Van Bronckhorst stemmed the tide with a trio of interval changes as he hooked skipper James Tavernier, Scott Wright and Malik Tillman. The former Feyenoord coach - who has now made five visits to Amsterdam as a boss without picking up a win - said: “It’s difficult you don’t want to give space away to a team like Ajax.

“I think we gave less space away in the second half because we played a little more defensively. The first half we went too quick at our opponents, who dragged players away to make space.

“In those moments we should have stayed more in our zones, which we didn’t do well enough and every mistake we made was punished. Tav already had a knock a couple of weeks ago and he’s struggling a little bit with his fitness. I think it was good to change him for Leon King because you could see he was struggling in the first half.”

Van Bronckhorst revealed he told his players "welcome to the Champions League " at full-time as he recalled his own chastening introduction to the elite competition as a player.

Van Bronckhorst's Feyenoord side were smashed 5-1 by Juventus in the Dutchman's tournament bow in 1997/98. He said: "As I said to the players, we are now in the Champions League. I said 'welcome to the Champions League', because this is the level we are going to face.

"I remember my first game in the Champions League with Feyenoord against Juventus, against Zinedine Zidane, Alessandro del Piero, Didier Deschamps - the big Juventus team.

"I was blown away by the level. I think we were 4-0 down after 30 minutes as well.

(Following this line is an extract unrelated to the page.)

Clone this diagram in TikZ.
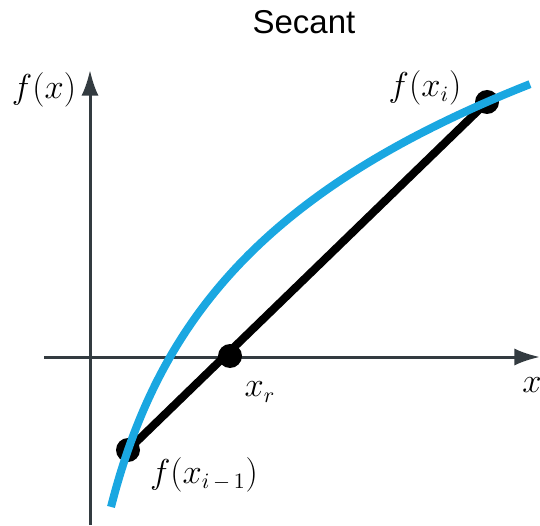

That was my first taste of the Champions League, and I knew I wanted to reach that level - 'I have to work hard to reach that level'.

"My players had that experience today. They have to take that experience for the next game because the Champions League is the toughest competition in the world.

"We're going to face the best teams in Europe, we want to be in this competition but it's very tough."